# START OF EXERCISE INPUTS

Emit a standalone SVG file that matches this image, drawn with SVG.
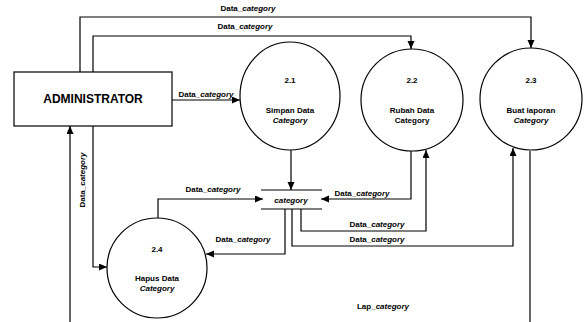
<svg xmlns="http://www.w3.org/2000/svg" width="587" height="322" viewBox="0 0 587 322">
<defs>
<marker id="arr" markerUnits="userSpaceOnUse" markerWidth="9" markerHeight="8" refX="8" refY="3.5" orient="auto">
<path d="M0,0 L8,3.5 L0,7 z" fill="#000"/>
</marker>
<style>
text{font-family:"Liberation Sans",Arial,sans-serif;font-weight:bold;fill:#000}
.lb{font-size:8px;text-anchor:middle}
.big{font-size:12px;text-anchor:middle}
.it{font-style:italic}
.shape{fill:#fff;stroke:#000;stroke-width:1.2}
.conn path{fill:none;stroke:#000;stroke-width:1.2}
.conn path.a{marker-end:url(#arr)}
</style>
</defs>
<rect width="587" height="322" fill="#fff"/>
<g class="conn" id="connectors">
<path class="a" d="M80,72 V17 H531 V48"/>
<path class="a" d="M93,72 V36 H411 V49"/>
<path class="a" d="M172,100 H240"/>
<path class="a" d="M70,322 V126"/>
<path class="a" d="M93,126 V267 H107"/>
<path class="a" d="M291,150 V190"/>
<path class="a" d="M158,218 V199 H263"/>
<path class="a" d="M411,151 V199 H321"/>
<path class="a" d="M301,209 V231 H426 V150"/>
<path class="a" d="M292,209 V246 H513 V148"/>
<path class="a" d="M285,209 V254 H206"/>
<path d="M530,151 V322"/>
</g>
<g id="labels">
<text class="lb" x="248" y="11">Data_<tspan class="it">category</tspan></text>
<text class="lb" x="245" y="29">Data_<tspan class="it">category</tspan></text>
<text class="lb" x="206" y="97">Data_<tspan class="it">category</tspan></text>
<text class="lb" transform="translate(85,180) rotate(-90)">Data_<tspan class="it">category</tspan></text>
<text class="lb" x="213" y="192">Data_<tspan class="it">category</tspan></text>
<text class="lb" x="362" y="196">Data_<tspan class="it">category</tspan></text>
<text class="lb" x="377" y="227">Data_<tspan class="it">category</tspan></text>
<text class="lb" x="377" y="242">Data_<tspan class="it">category</tspan></text>
<text class="lb" x="243" y="242">Data_<tspan class="it">category</tspan></text>
<text class="lb" x="383" y="309">Lap_<tspan class="it">category</tspan></text>
</g>
<g id="administrator">
<rect class="shape" x="14" y="72" width="158" height="54"/>
<text class="big" x="93" y="103">ADMINISTRATOR</text>
</g>
<g id="p2_1">
<ellipse class="shape" cx="290" cy="96" rx="50" ry="54"/>
<text class="lb" x="290" y="83">2.1</text>
<text class="lb" x="290" y="113">Simpan Data</text>
<text class="lb it" x="290" y="123">Category</text>
</g>
<g id="p2_2">
<circle class="shape" cx="412" cy="100" r="51"/>
<text class="lb" x="412" y="83">2.2</text>
<text class="lb" x="412" y="113">Rubah Data</text>
<text class="lb" x="412" y="123">Category</text>
</g>
<g id="p2_3">
<circle class="shape" cx="531" cy="99" r="51"/>
<text class="lb" x="531" y="83">2.3</text>
<text class="lb" x="531" y="113">Buat laporan</text>
<text class="lb it" x="531" y="123">Category</text>
</g>
<g id="p2_4">
<circle class="shape" cx="157" cy="268" r="50"/>
<text class="lb" x="157" y="252">2.4</text>
<text class="lb" x="157" y="281">Hapus Data</text>
<text class="lb it" x="157" y="291">Category</text>
</g>
<g id="store_category">
<path d="M261,190 H322 M261,209 H322" stroke="#000" stroke-width="1.2" fill="none"/>
<text class="lb it" x="291" y="203">category</text>
</g>
</svg>
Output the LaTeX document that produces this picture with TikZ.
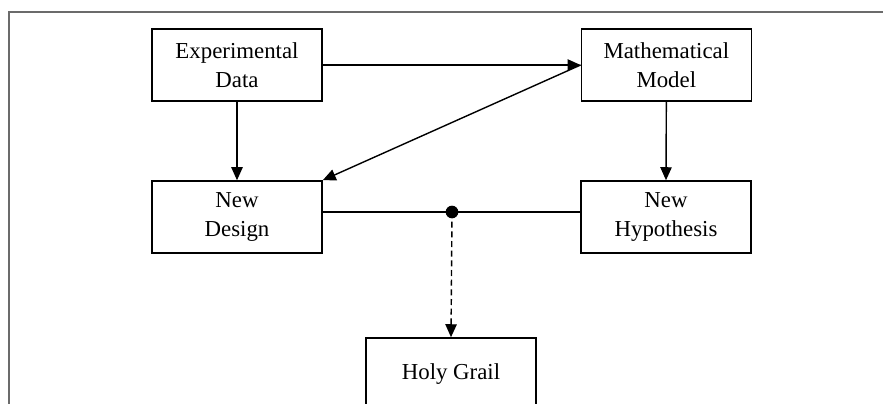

# END OF EXERCISE INPUTS

▶ TASK DESCRIPTION
Transcribe every record above exactly, leaving out the pictures.

▶ ANSWER FOR THIS EXERCISE
Emit a standalone SVG file that matches this image, drawn with SVG.
<svg xmlns="http://www.w3.org/2000/svg" width="587" height="322" viewBox="0 0 587 322">
<defs>
<marker id="arr" markerUnits="userSpaceOnUse" markerWidth="9" markerHeight="8" refX="8" refY="3.5" orient="auto">
<path d="M0,0 L8,3.5 L0,7 z" fill="#000"/>
</marker>
<style>
text{font-family:"Liberation Sans",Arial,sans-serif;font-weight:bold;fill:#000}
.lb{font-size:8px;text-anchor:middle}
.big{font-size:12px;text-anchor:middle}
.it{font-style:italic}
.shape{fill:#fff;stroke:#000;stroke-width:1.2}
.conn path{fill:none;stroke:#000;stroke-width:1.2}
.conn path.a{marker-end:url(#arr)}
</style>
</defs>
<rect width="587" height="322" fill="#fff"/>
<g class="conn" id="connectors">
<path class="a" d="M80,72 V17 H531 V48"/>
<path class="a" d="M93,72 V36 H411 V49"/>
<path class="a" d="M172,100 H240"/>
<path class="a" d="M70,322 V126"/>
<path class="a" d="M93,126 V267 H107"/>
<path class="a" d="M291,150 V190"/>
<path class="a" d="M158,218 V199 H263"/>
<path class="a" d="M411,151 V199 H321"/>
<path class="a" d="M301,209 V231 H426 V150"/>
<path class="a" d="M292,209 V246 H513 V148"/>
<path class="a" d="M285,209 V254 H206"/>
<path d="M530,151 V322"/>
</g>
<g id="labels">
<text class="lb" x="248" y="11">Data_<tspan class="it">category</tspan></text>
<text class="lb" x="245" y="29">Data_<tspan class="it">category</tspan></text>
<text class="lb" x="206" y="97">Data_<tspan class="it">category</tspan></text>
<text class="lb" transform="translate(85,180) rotate(-90)">Data_<tspan class="it">category</tspan></text>
<text class="lb" x="213" y="192">Data_<tspan class="it">category</tspan></text>
<text class="lb" x="362" y="196">Data_<tspan class="it">category</tspan></text>
<text class="lb" x="377" y="227">Data_<tspan class="it">category</tspan></text>
<text class="lb" x="377" y="242">Data_<tspan class="it">category</tspan></text>
<text class="lb" x="243" y="242">Data_<tspan class="it">category</tspan></text>
<text class="lb" x="383" y="309">Lap_<tspan class="it">category</tspan></text>
</g>
<g id="administrator">
<rect class="shape" x="14" y="72" width="158" height="54"/>
<text class="big" x="93" y="103">ADMINISTRATOR</text>
</g>
<g id="p2_1">
<ellipse class="shape" cx="290" cy="96" rx="50" ry="54"/>
<text class="lb" x="290" y="83">2.1</text>
<text class="lb" x="290" y="113">Simpan Data</text>
<text class="lb it" x="290" y="123">Category</text>
</g>
<g id="p2_2">
<circle class="shape" cx="412" cy="100" r="51"/>
<text class="lb" x="412" y="83">2.2</text>
<text class="lb" x="412" y="113">Rubah Data</text>
<text class="lb" x="412" y="123">Category</text>
</g>
<g id="p2_3">
<circle class="shape" cx="531" cy="99" r="51"/>
<text class="lb" x="531" y="83">2.3</text>
<text class="lb" x="531" y="113">Buat laporan</text>
<text class="lb it" x="531" y="123">Category</text>
</g>
<g id="p2_4">
<circle class="shape" cx="157" cy="268" r="50"/>
<text class="lb" x="157" y="252">2.4</text>
<text class="lb" x="157" y="281">Hapus Data</text>
<text class="lb it" x="157" y="291">Category</text>
</g>
<g id="store_category">
<path d="M261,190 H322 M261,209 H322" stroke="#000" stroke-width="1.2" fill="none"/>
<text class="lb it" x="291" y="203">category</text>
</g>
</svg>
Output the LaTeX document that produces this picture with TikZ.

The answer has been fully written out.